As an inadequate gardener, I marvel at the complexities of plants and their ecosystems. With whole foods at the root of my nutrition practice, I seek to understand their role in the human body. One plant continues to intrigue me: cannabis. Some consider cannabis only a drug, while others are touting its herbal and fibrous qualities.
With a growing body of research about the various therapeutic uses of cannabis, I wanted to understand how this controversial plant, in whole form, benefits the human body.
By definition, cannabis is a genus of flowering plants with three main subspecies, which are functionally different from each other. Some plants are cultivated for their psychoactive properties (marijuana), while others (hemp) are grown for their fibers to use in clothing and oils to use in skin products and dietary supplements. We also eat hemp seeds, protein powder and use hemp oil for cooking.
Whole hemp plant extract utilizes the entire plant – stalks, stems, seeds, and sometimes flowers and/or leaves. Picture “juicing” and entire plant (which some people do for medical purposes), and then extracting the “juice” to preserve the oil and its natural compounds. The oil of a whole hemp plant contains both cannabidiol (CBD) and other micronutrients, which work synergistically, similar to the interconnected systems in the human body.

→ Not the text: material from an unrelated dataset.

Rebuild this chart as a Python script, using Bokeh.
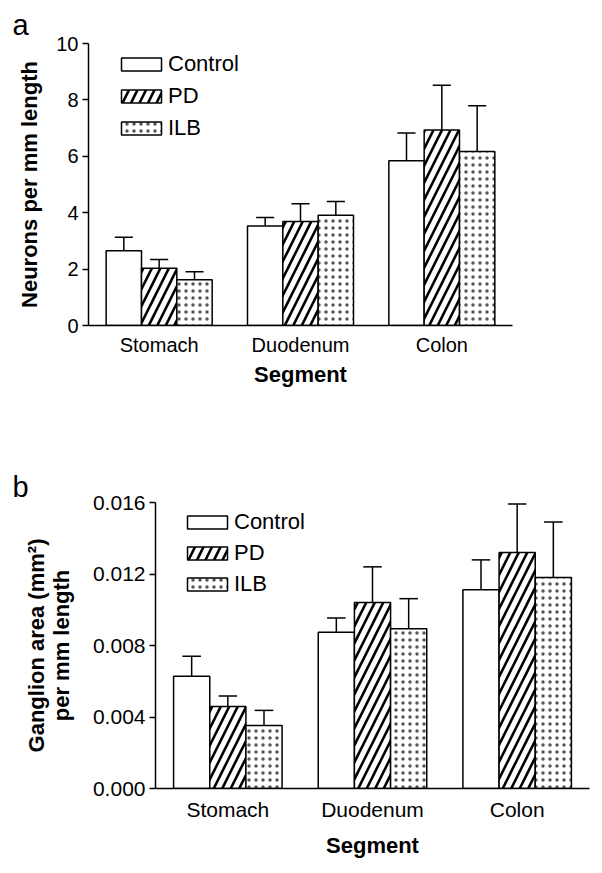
from bokeh.plotting import figure
from bokeh.models import (ColumnDataSource, FactorRange, Range1d, FixedTicker,
                          Legend, LegendItem, PrintfTickFormatter)
from bokeh.transform import dodge
from bokeh.embed import file_html
from bokeh.resources import INLINE

segments = ["Stomach", "Duodenum", "Colon"]
groups = ["Control", "PD", "ILB"]

# Panel a: neurons per mm length (mean, SEM)
neurons_control = [2.65, 3.53, 5.84]
neurons_control_sem = [0.48, 0.30, 0.99]
neurons_pd = [2.03, 3.69, 6.93]
neurons_pd_sem = [0.31, 0.63, 1.59]
neurons_ilb = [1.62, 3.91, 6.17]
neurons_ilb_sem = [0.29, 0.49, 1.62]
neurons_ticks = [0, 2, 4, 6, 8, 10]

# Panel b: ganglion area (mm^2) per mm length (mean, SEM)
ganglion_control = [0.00628, 0.00874, 0.01112]
ganglion_control_sem = [0.00112, 0.00080, 0.00167]
ganglion_pd = [0.00459, 0.01041, 0.01320]
ganglion_pd_sem = [0.00058, 0.00199, 0.00272]
ganglion_ilb = [0.00353, 0.00894, 0.01180]
ganglion_ilb_sem = [0.00084, 0.00168, 0.00311]
ganglion_ticks = [0.0, 0.004, 0.008, 0.012, 0.016]

FONT = "Liberation Sans"
styles = {
    "Control": dict(fill_color="white"),
    "PD": dict(fill_color="white", hatch_pattern="right_diagonal_line",
               hatch_color="black", hatch_scale=17, hatch_weight=2.6),
    "ILB": dict(fill_color="white", hatch_pattern="dot",
                hatch_color="#555555", hatch_scale=7, hatch_weight=0.4),
}
offsets = {"Control": -0.25, "PD": 0.0, "ILB": 0.25}


def make_panel(series, ymax, yticks, ylabel, letter, width, height,
               borders, tick_font, fmt, legend_loc, legend_spacing,
               letter_offset, letter_standoff, xlab_standoff, xtick_standoff,
               ylab_standoff):
    bl, br, bt, bb = borders
    p = figure(x_range=FactorRange(*segments, range_padding=0),
               y_range=Range1d(0, ymax), width=width, height=height,
               output_backend="svg", toolbar_location=None,
               min_border_left=bl, min_border_right=br,
               min_border_top=bt, min_border_bottom=bb)
    p.outline_line_color = None
    p.grid.visible = False
    p.background_fill_color = "white"

    p.title.text = letter
    p.title.align = "left"
    p.title.offset = letter_offset
    p.title.text_font = FONT
    p.title.text_font_style = "normal"
    p.title.text_font_size = "29px"
    p.title.text_color = "black"
    p.title.standoff = letter_standoff

    items = []
    for g in groups:
        mean, sem = series[g]
        src = ColumnDataSource(dict(seg=segments, mean=mean,
                                    upper=[m + s for m, s in zip(mean, sem)]))
        off = offsets[g]
        r = p.vbar(x=dodge("seg", off, range=p.x_range), top="mean", width=0.25,
                   source=src, line_color="black", line_width=1.5, **styles[g])
        p.segment(x0=dodge("seg", off, range=p.x_range), y0="mean",
                  x1=dodge("seg", off, range=p.x_range), y1="upper",
                  source=src, line_color="black", line_width=1.5)
        p.segment(x0=dodge("seg", off - 0.064, range=p.x_range), y0="upper",
                  x1=dodge("seg", off + 0.064, range=p.x_range), y1="upper",
                  source=src, line_color="black", line_width=1.5)
        items.append(LegendItem(label=g, renderers=[r]))

    leg = Legend(items=items, location=legend_loc, border_line_color=None,
                 background_fill_alpha=0, glyph_width=50, glyph_height=16,
                 label_text_font_size="22px", label_text_font=FONT,
                 label_text_color="black",
                 label_height=23, spacing=legend_spacing, padding=0, margin=0,
                 label_standoff=2)
    p.add_layout(leg, "center")

    ya = p.yaxis[0]
    ya.ticker = FixedTicker(ticks=yticks)
    if fmt:
        ya.formatter = PrintfTickFormatter(format=fmt)
    ya.axis_label = ylabel
    ya.axis_label_text_font = FONT
    ya.axis_label_text_font_style = "bold"
    ya.axis_label_text_font_size = "22px"
    ya.axis_label_text_color = "black"
    ya.axis_label_text_line_height = 1.0
    ya.axis_label_standoff = ylab_standoff
    ya.major_label_text_font = FONT
    ya.major_label_text_font_size = tick_font
    ya.major_label_text_color = "black"
    ya.major_tick_out = 6
    ya.major_tick_in = 0
    ya.minor_tick_out = 0
    ya.minor_tick_in = 0
    ya.major_label_standoff = 4
    ya.axis_line_width = 1.5
    ya.major_tick_line_width = 1.5

    xa = p.xaxis[0]
    xa.axis_label = "Segment"
    xa.axis_label_text_font = FONT
    xa.axis_label_text_font_style = "bold"
    xa.axis_label_text_font_size = "22px"
    xa.axis_label_text_color = "black"
    xa.axis_label_standoff = xlab_standoff
    xa.major_label_text_font = FONT
    xa.major_label_text_font_size = tick_font
    xa.major_label_text_color = "black"
    xa.major_tick_line_color = None
    xa.major_tick_out = 0
    xa.major_tick_in = 0
    xa.major_label_standoff = xtick_standoff
    xa.axis_line_width = 1.5
    return p


pa = make_panel(
    {"Control": (neurons_control, neurons_control_sem),
     "PD": (neurons_pd, neurons_pd_sem),
     "ILB": (neurons_ilb, neurons_ilb_sem)},
    10, neurons_ticks, "Neurons per mm length", "a", 602, 440,
    (88, 90, 43, 115), "20px", None, (28, 184), 6,
    -76, 6, 3, 8, 11)

pb = make_panel(
    {"Control": (ganglion_control, ganglion_control_sem),
     "PD": (ganglion_pd, ganglion_pd_sem),
     "ILB": (ganglion_ilb, ganglion_ilb_sem)},
    0.016, ganglion_ticks, "Ganglion area (mm\u00b2)\nper mm length", "b",
    602, 433, (155, 13, 62, 85), "21px", "%.3f", (27, 191), 5,
    -143, 0, 9, 9, 16)

open("out.html", "w").write(file_html([pa, pb], INLINE))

When extracted efficiently, whole plant hemp oil contains essential fatty acids, vitamins, minerals, polyphenols and up to 100 non-psychoactive cannabinoids naturally present in hemp. Non-cannabinoid nutritional compounds of the plant, such as flavonoids, further enhance the potential for whole hemp oil as a functional supplement.
In contrast, CBD oil is typically isolated from the leaves, stalks and flowers of the Cannabis sativa plant, leaving behind other cannabinoids and inherent compounds. Compare this to, say, isolated soy proteins added to food. Are we receiving the full benefit of a plant if we ingest only one component of it? Let’s find out.
Cannabis produces phytocannabinoids, a fancy word for certain chemical compounds. Intoxicating tetrahydrocannabinol (THC), for example, is one of 85 psychoactive phytocannabinoids attributed solely to cannabis.
Non-psychoactive cannabidiol (CBD) is one phytocannabinoid that offers numerous therapeutic benefits to the human body, particularly the autonomic nervous system, which unconsciously controls bodily functions. Thousands of studies have been conducted on CBD oil alone, simply because when isolated it’s easier to analyze in clinical trials.
Other research on whole hemp plant extracts indicates more beneficial effects on pain and muscle spasms than isolated CBD, because the combination of cannabinoids and micronutrients work in concert with the body’s endocannabinoid system to affect multiple areas of the body.
Around 1990, the endogenous cannabinoid system – or “endocannabinoid system” – was discovered to be an inherent, physiologic matrix in the human body that regulates and maintains homeostasis and affects tissues, appetite, pain sensation, mood and memory. Not only it is intricately interconnected with other systems, such as immune and nervous, but also the body makes its own cannabinoids that promote the function of endocannabinoid system receptors!
These receptors are located throughout our body, primarily in the central and peripheral nervous systems. Elsewhere in the body, receptors are almost exclusively in the immune system, affecting inflammation and pain. Endocannabinoid receptors in the gastrointestinal tract influence reflux, upset, inflammation, transit time and emptying.
Researchers are studying whether endocannabinoid deficiency is at the core of migraines, fibromyalgia, irritable bowel syndrome, and more. From a functional nutrition perspective, I wonder: should we be consuming whole hemp extracts to stimulate our inherent endocannabinoid system to improve overall wellness?